– В кроватке вместе с ребенком оставили кофту, – медсестра вытерла рот рукой, будто стирая что-то отвратительное на вкус. – Фиолетовый женский кардиган с застежкой спереди, размера «М», популярной для того времени марки «Сирс»… Видимо, кофту подложили в кроватку, чтобы девочке было теплее. – Она помолчала. – К трикотажу пристали несколько очень длинных темно-каштановых волос и короткие темно-русые, а еще на кофте оказались сравнительно свежие следы семенной жидкости.
Энджи замутило.
– Почему вы решили, что это именно семенная жидкость?
– Пятна светились в ультрафиолетовом свете, что указывало на присутствие флавина и холин-содержащего белка, характерных для мужского семени.
– Кофту приобщили к делу?
– Вместе со всеми фотографиями, платьем и трусиками малютки, вымазанным в крови плюшевым мишкой и результатами осмотра на изнасилование. Полицейские взяли образцы крови, размазанной на наружных дверцах «ангельской колыбели», забрали две пули – одну выковыряли из нашей стены – и несколько стреляных гильз.

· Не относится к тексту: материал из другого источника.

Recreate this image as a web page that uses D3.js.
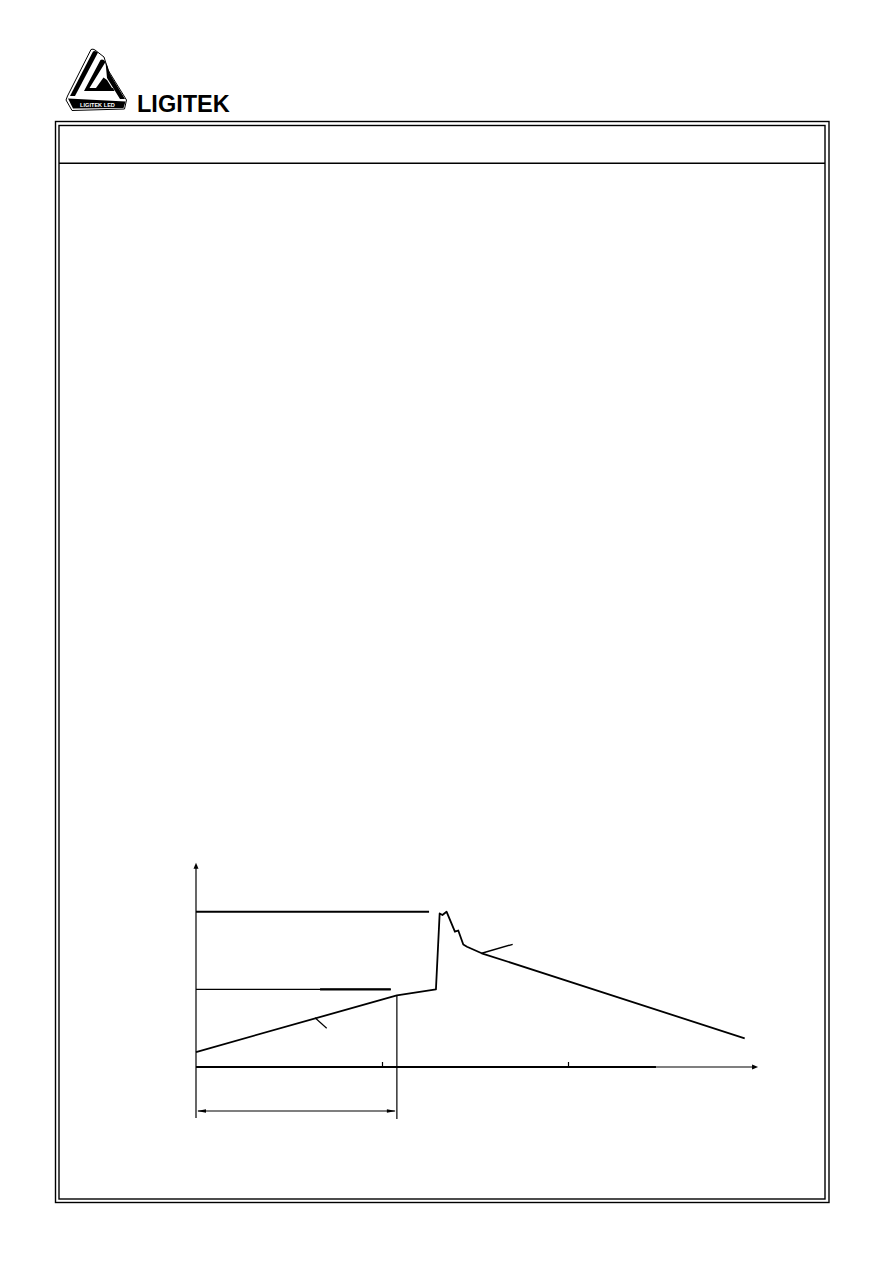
<!DOCTYPE html>
<html><head><meta charset="utf-8">
<script src="https://cdn.jsdelivr.net/npm/d3@7"></script>
<style>body{margin:0;background:#fff}svg{display:block}</style>
</head><body>
<script>
// Reflow soldering profile (time in s, temperature in °C)
const profileTime = [0, 108, 129, 131, 132.5, 134.7, 139.2, 141, 143.7, 145.7, 153.6, 295];
const profileTemp = [25, 120, 130, 257, 254.5, 260, 226.5, 228.5, 205, 201.4, 190.4, 48];
const limitTemps = [260, 130];          // horizontal reference lines
const limitEnds = [125.3, 104.7];       // where each reference line stops (s)
const xTicks = [100, 200];
const preheatEnd = 108;                 // dimension / vertical line
const brandName = "LIGITEK";
const logoText = "LIGITEK LED";

const W = 892, H = 1261;
const svg = d3.select("body").append("svg").attr("width", W).attr("height", H);

// page frame
svg.append("rect").attr("x", 55.5).attr("y", 121.5).attr("width", 773.5).attr("height", 1081)
  .attr("fill", "none").attr("stroke", "#000").attr("stroke-width", 1.4);
svg.append("rect").attr("x", 59).attr("y", 125.5).attr("width", 766).attr("height", 1073.5)
  .attr("fill", "none").attr("stroke", "#000").attr("stroke-width", 1.4);
svg.append("line").attr("x1", 59).attr("x2", 825).attr("y1", 163.3).attr("y2", 163.3)
  .attr("stroke", "#000").attr("stroke-width", 1.4);

// logo
const lg = svg.append("g");
// thin outer outline
lg.append("path").attr("d", "M91,49.5 Q93,48.5 95,50 L104,57 L108,70 L126.5,100 L124.5,109 L72,110.5 L66,100 L67.5,96 Z")
  .attr("fill", "none").attr("stroke", "#000").attr("stroke-width", 1);
// band A (left stroke)
lg.append("path").attr("d", "M93,51.5 Q95,50 98,52.5 L75,96 L70,96 Z").attr("fill", "#000");
// band B with L foot
lg.append("path").attr("d", "M100.5,60 Q103,58.5 105.5,62 L89.5,88 L113,88 L114.5,91 L84,91 Z").attr("fill", "#000");
// small triangle
lg.append("path").attr("d", "M96,88 L103.5,77.5 L107,80 L112,88 Z").attr("fill", "#000");
// right band
lg.append("path").attr("d", "M105.5,62 L107.5,66 L110,74 L125,99 L120,99 L107,78 Z").attr("fill", "#000");
// banner
lg.append("path").attr("d", "M68,98.5 L125.5,101.5 L123.5,108 L73,108.5 Z").attr("fill", "#000");
lg.append("text").attr("x", 97.5).attr("y", 106.8).attr("text-anchor", "middle")
  .attr("font-family", "Liberation Sans, Arial, sans-serif").attr("font-size", 5.6).attr("font-weight", "bold")
  .attr("fill", "#fff").text(logoText);
svg.append("text").attr("x", 137).attr("y", 112.3)
  .attr("font-family", "Liberation Sans, Arial, sans-serif").attr("font-size", 23.5).attr("font-weight", "bold")
  .attr("fill", "#000").text(brandName);

// scales
const x = d3.scaleLinear().domain([0, 200]).range([196, 568]);
const y = d3.scaleLinear().domain([0, 260]).range([1067, 911.7]);
const xEnd = 302.2, yTop = 342, xThickEnd = 247.3;

const g = svg.append("g");
// y axis
g.append("line").attr("x1", x(0)).attr("x2", x(0)).attr("y1", y(yTop) + 4).attr("y2", 1118)
  .attr("stroke", "#000").attr("stroke-width", 1.2);
g.append("path").attr("d", `M${x(0)},${y(yTop)} l-2.5,6 l5,0 Z`).attr("fill", "#000");
// x axis
g.append("line").attr("x1", x(0)).attr("x2", x(xThickEnd)).attr("y1", y(0)).attr("y2", y(0))
  .attr("stroke", "#000").attr("stroke-width", 2.2);
g.append("line").attr("x1", x(xThickEnd)).attr("x2", x(xEnd) - 3).attr("y1", y(0)).attr("y2", y(0))
  .attr("stroke", "#000").attr("stroke-width", 1.2);
g.append("path").attr("d", `M${x(xEnd)},${y(0)} l-6,-2.5 l0,5 Z`).attr("fill", "#000");
const ax = g.append("g").attr("transform", `translate(0,${y(0)})`)
  .call(d3.axisTop(x).tickValues(xTicks).tickSize(5).tickFormat(""));
ax.select(".domain").remove();
ax.selectAll(".tick line").attr("stroke", "#000").attr("stroke-width", 1.2);

// reference lines
g.append("line").attr("x1", x(0)).attr("x2", x(limitEnds[0])).attr("y1", y(limitTemps[0])).attr("y2", y(limitTemps[0]))
  .attr("stroke", "#000").attr("stroke-width", 2);
g.append("line").attr("x1", x(0)).attr("x2", x(limitEnds[1])).attr("y1", y(limitTemps[1])).attr("y2", y(limitTemps[1]))
  .attr("stroke", "#000").attr("stroke-width", 1.2);
g.append("line").attr("x1", x(66.7)).attr("x2", x(limitEnds[1])).attr("y1", y(limitTemps[1])).attr("y2", y(limitTemps[1]))
  .attr("stroke", "#000").attr("stroke-width", 2.2);

// profile curve
const pts = profileTime.map((t, i) => [t, profileTemp[i]]);
g.append("path").datum(pts)
  .attr("d", d3.line().x(d => x(d[0])).y(d => y(d[1])))
  .attr("fill", "none").attr("stroke", "#000").attr("stroke-width", 1.8).attr("stroke-linejoin", "round");

// vertical line at preheat end
g.append("line").attr("x1", x(preheatEnd)).attr("x2", x(preheatEnd))
  .attr("y1", y(120)).attr("y2", 1119).attr("stroke", "#000").attr("stroke-width", 1.2);

// dimension line with arrows
const dy = 1111;
g.append("line").attr("x1", x(0) + 2).attr("x2", x(preheatEnd) - 2).attr("y1", dy).attr("y2", dy)
  .attr("stroke", "#000").attr("stroke-width", 1.2);
g.append("path").attr("d", `M${x(0) + 1},${dy} l9,-1.8 l0,3.6 Z`).attr("fill", "#000");
g.append("path").attr("d", `M${x(preheatEnd) - 1},${dy} l-9,-1.8 l0,3.6 Z`).attr("fill", "#000");

// leader lines
g.append("line").attr("x1", x(153.6)).attr("y1", y(190.4)).attr("x2", 512.7).attr("y2", 944.3)
  .attr("stroke", "#000").attr("stroke-width", 1.4);
g.append("line").attr("x1", 315).attr("y1", 1017.7).attr("x2", 326.7).attr("y2", 1028.3)
  .attr("stroke", "#000").attr("stroke-width", 1.2);
</script>
</body></html>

Обо всем этом наши сотрудники не сказали прессе ни слова.
То есть существовал отчет баллистиков, серологический анализ и группа крови, микроскопический анализ найденных волосков, а теперь все это можно расцеловать в известное место благодаря полицейским порядкам. Энджи крепко выругалась про себя.
– Сейчас все это можно было заново изучить с помощью современных методов, которых просто не существовало тридцать лет назад…
– Мне очень жаль.
Энджи прерывисто втянула воздух.
– А девочка так и не сказала ни слова? Вот прямо-таки за все время пребывания в больнице?
– Ни единого словечка. Мы не знали – не то это результат пережитого шока, не то она просто жила в таких условиях, что не научилась говорить. У запущенных деток задержка речи не редкость. Когда за ней никто не пришел и не искал, а она не могла или не хотела сказать нам, как ее зовут, полицейские начали звать ее Дженни – уменьшительное от Джейн Доу[1]. Через несколько недель мы ее выписали, и она поступила под опеку государства. В больницу к ней регулярно приходили социальные работники и детский психолог – через них полицейские много раз пытались расспросить малютку, но «Дженни Доу» только молча смотрела на них. Приходила полицейская художница. Она изобразила девочку без пореза на лице, и этот рисунок напечатали все газеты. Постеры с портретом были расклеены по всему городу, и по телевизору тоже показывали и спрашивали, не знает ли кто этого ребенка.
– Я видела рисунок в статье в Интернете, – тихо сказала Энджи. – Неужели столько усилий – и все впустую?
– Мне это не давало покоя, – отозвалась медсестра. – Вообще эта история проняла всех, кто работал в ту праздничную смену или помогал выхаживать нашу маленькую пациентку. – На лице старой медсестры появилось странное выражение. Она быстро оглянулась через плечо. – Я не должна была этого делать, но… – Она сунула руку в сумку и вынула незапечатанный конверт: – Держите, это вам, если, конечно, нужно.
Трепет, начавшийся под ложечкой, мгновенно охватил Энджи целиком. Она уставилась на конверт:
– Что там?
– Откройте.
Приподняв клапан, Энджи Паллорино вынула из конверта старый, выцветший кодаковский снимок: худенькая, просто кожа да кости, девочка на больничной койке в слишком просторной для нее пижаме сжимает игрушечного мишку, похожего на того, что сидит сейчас в бэби-боксе. Кожа бледная до прозрачности – на виске отчетливо видна голубая жилка. Волосы красивого густо-рыжего оттенка вяло падают на костлявые плечики. Ребенок без улыбки смотрит на фотографа серыми глазами – большими, но пустыми, лишенными всякого выражения. Губы сильно опухли, сверху запеклась кровь. Линия черных швов похожа на грубо нанесенный грим на Хэллоуин.